Évidemment, le scandale est immédiat, certains appelant à disqualifier Le brutaliste pour le reste de la saison des prix. Quelques jours plus tard, le réalisateur Brady Corbet se justifie par un communiqué envoyé à The Hollywood Reporter. «Les performances d’Adrien et Felicity leur sont entièrement propres. Ils ont travaillé pendant des mois avec la coach Tanera Marshall pour perfectionner leurs accents. La technologie Innovative Respeecher a été utilisée uniquement dans l’édition des dialogues en langue hongroise, spécifiquement pour affiner certaines voyelles et lettres pour plus d’exactitude. Aucun dialogue en langue anglaise n’a été modifié. Il s’agissait d’un processus manuel, réalisé par notre équipe de son et Respeecher en postproduction. Le but était de préserver l’authenticité des performances d’Adrien et Felicity dans une autre langue, non de les remplacer ou de les altérer, et ce, dans le plus grand respect du métier.»

Mais le mal est fait et les déclarations du cinéaste suffiront-elles à calmer les esprits?

Le brutaliste, en salle en 70 mm dans certains cinémas de Montréal, prend l’affiche partout au Québec dès le 24 janvier.

L’IA a déjà envahi Hollywood

Discrètement ou non, les outils dits d’intelligence artificielle ont déjà été utilisés dans bon nombre de productions, comme le rapporte la publication économique Forbes.

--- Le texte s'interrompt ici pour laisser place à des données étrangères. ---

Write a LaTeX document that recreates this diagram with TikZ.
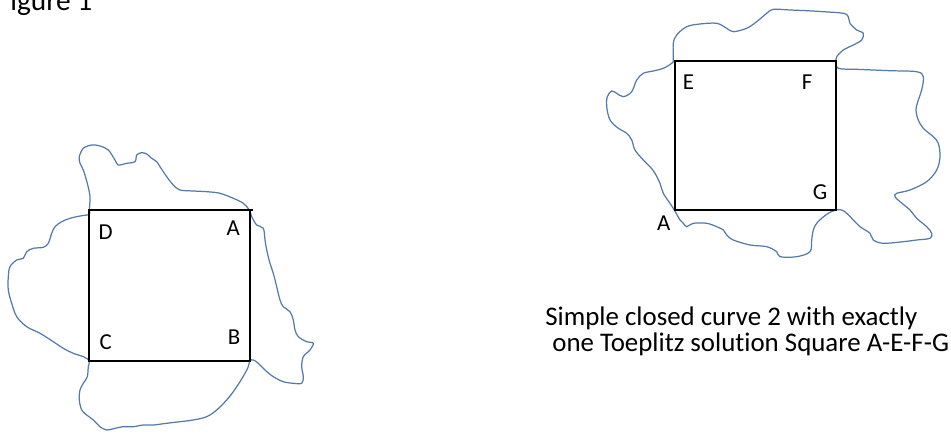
\documentclass[tikz,border=0pt]{standalone}
\usepackage{fontspec}
\setmainfont{Carlito}[Ligatures={NoCommon}]
\definecolor{curveblue}{RGB}{84,122,170}
\begin{document}
\begin{tikzpicture}[x=0.02cm,y=-0.02cm,
  sq/.style={draw=black,line width=0.6pt},
  lbl/.style={inner sep=0pt,font=\fontsize{13}{15}\selectfont},
  captext/.style={inner sep=0pt,anchor=base west,font=\fontsize{15.3}{18}\selectfont}]
\useasboundingbox (0,0) rectangle (951,435);
% title (cut off at the page edge, as in the reference)
\begin{scope}
\clip (10,-40) rectangle (200,30);
\node[anchor=base west,inner sep=0pt,font=\fontsize{16.7}{20}\selectfont] (title) at (-3.5,10.5) {Figure 1};
\end{scope}
% ---------- left figure ----------
\draw[curveblue,line width=0.7pt] plot[smooth cycle,tension=0.55] coordinates {
(89.3,210) (90,196.7) (87.3,183.3) (83.3,170) (80,163.3) (79.3,156.7) (83.3,148.3) (91.7,145) (100,146) (108.3,150) (115,160) (118.3,165) (126.7,163.3) (135,161.7) (136.7,155) (141.7,152.7) (146.7,154) (151.7,158.3) (156.7,161.7) (160,166.7) (166.7,176.7) (173.3,185) (180,190) (193.3,191) (206.7,191.7) (220,193.3) (233.3,198.3) (243.3,203.3) (249.3,210) (251.7,216.7) (256.7,225) (263.3,228.3) (265,240) (266.7,250) (270,263.3) (273.3,273.3) (276.7,286.7) (280,300) (283.3,306.7) (290,311.7) (293.3,320) (295,330) (298.3,336.7) (306.7,341.7) (313.3,343.3) (310,350) (303.3,356.7) (301.7,366.7) (303.3,376.7) (301.7,383.3) (293.3,383.3) (283.3,381.7) (273.3,376.7) (265,370) (258.3,363.3) (253.3,360) (250,360.7) (248.3,366.7) (245,373.3) (240,381.7) (233.3,391.7) (226.7,400) (216.7,410) (206.7,416.7) (193.3,420) (180,421.7) (166.7,423.3) (153.3,425) (143.3,425) (133.3,426.7) (123.3,426.7) (115,428.3) (106.7,430) (100,426.7) (93.3,420) (86.7,415) (81.7,410) (79.3,400) (80,390) (83.3,383.3) (87.3,376.7) (88.3,366.7) (89.3,360.7) (83.3,356.7) (73.3,353.3) (63.3,348.3) (53.3,341.7) (40,333.3) (26.7,326.7) (16.7,316.7) (11.7,303.3) (8.3,290) (8.3,276.7) (10,266.7) (16.7,260) (23.3,258.3) (26.7,251.7) (33.3,248.3) (43.3,247.3) (48.3,243.3) (51.7,233.3) (55,226.7) (61.7,221.7) (70,218.3) (80,216) (89.3,214.3)};
\coordinate (LD) at (89,210);
\coordinate (LA) at (250,210);
\coordinate (LB) at (250,361);
\coordinate (LC) at (89,361);
\coordinate (LAx) at (253,210);
\draw[sq] (LD) rectangle (LB);
\draw[sq] (LA) -- (LAx);
\node[lbl] (d) at (105.7,232.5) {D};
\node[lbl] (a) at (233.3,228.3) {A};
\node[lbl] (c) at (105.7,341.7) {C};
\node[lbl] (b) at (234,337.5) {B};
% ---------- right figure ----------
\draw[curveblue,line width=0.7pt] plot[smooth cycle,tension=0.55] coordinates {
(673.3,60) (673.3,43.3) (676.7,35) (686.7,26.7) (700,24) (716.7,23.3) (726.7,28.3) (733.3,31.7) (746.7,28.3) (756.7,21.7) (766.7,13.3) (773.3,9.3) (790,10) (806.7,10.7) (823.3,11.7) (843.3,13.3) (848.3,16.7) (850,23.3) (856.7,30) (863.3,33.3) (861.7,40) (853.3,45) (843.3,50) (836.7,56.7) (835.7,60.7) (838.3,68.3) (856.7,69.3) (890,70.7) (916.7,71.7) (923.3,76.7) (921.7,90) (918.3,100) (916,110) (918.3,120) (923.3,128.3) (933.3,136.7) (938.3,143.3) (940,156.7) (936.7,170) (926.7,181.7) (910,190) (896.7,193.3) (895,196.7) (900,201.7) (910,210) (916.7,218.3) (926.7,226.7) (931.7,233.3) (930,238.3) (916.7,240) (903.3,241.7) (883.3,243.3) (873.3,240) (870,233.3) (860,226.7) (853.3,220) (846.7,213.3) (841.7,210) (835.7,210) (828.3,213.3) (821.7,218.3) (816.7,223.3) (813.3,230) (811.7,240) (810,251.7) (796.7,256.7) (780,256.7) (776.7,251.7) (766.7,246.7) (750,245) (733.3,240) (726.7,235) (723.3,230) (716.7,226.7) (706.7,223.3) (693.3,223.3) (686.7,226.7) (683.3,223.3) (680,220) (674.7,210.7) (670,203.3) (663.3,193.3) (660,183.3) (655,173.3) (650,166.7) (643.3,160) (635,150) (631.7,140) (626.7,133.3) (618.3,128.3) (610,120) (606.7,106.7) (607.3,96.7) (611.7,91) (616.7,93.3) (623.3,96.7) (631.7,91.7) (636.7,80) (643.3,73.3) (653.3,71) (663.3,68.3) (671.7,63.3)};
\coordinate (RE) at (675,61);
\coordinate (RG) at (836,210);
\draw[sq] (RE) rectangle (RG);
\node[lbl] (e) at (688.5,82.5) {E};
\node[lbl] (f) at (807,82.5) {F};
\node[lbl] (g) at (820,192) {G};
\node[lbl] (a2) at (663.8,223.3) {A};
% caption
\node[captext] (cap1) at (545,326) {Simple closed curve 2 with exactly};
\node[captext] (cap2) at (552,351.5) {one Toeplitz solution Square A-E-F-G};
\end{tikzpicture}
\end{document}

  • Logan: la production du dernier film mettant en vedette le mutant Wolverine (Hugh Jackman) en solo a fait analyser le scénario du long métrage afin de bonifier les dialogues et la trame narrative.
  •  Avengers: la guerre de l'infini: les studios Disney n’ont pas caché avoir utilisé son FaceDirector pour affiner les expressions du visage de certains acteurs.
  • The Irishman: le réalisateur Martin Scorsese s’est servi d’une technologie semblable à celle utilisée pour les deepfakes afin de rajeunir Robert De Niro, Al Pacino et Joe Pesci.
  • Les studios Warner se servent régulièrement d’outils tels que Cinelytic afin d’orienter le choix des acteurs afin de prédire le succès financier d’un long métrage.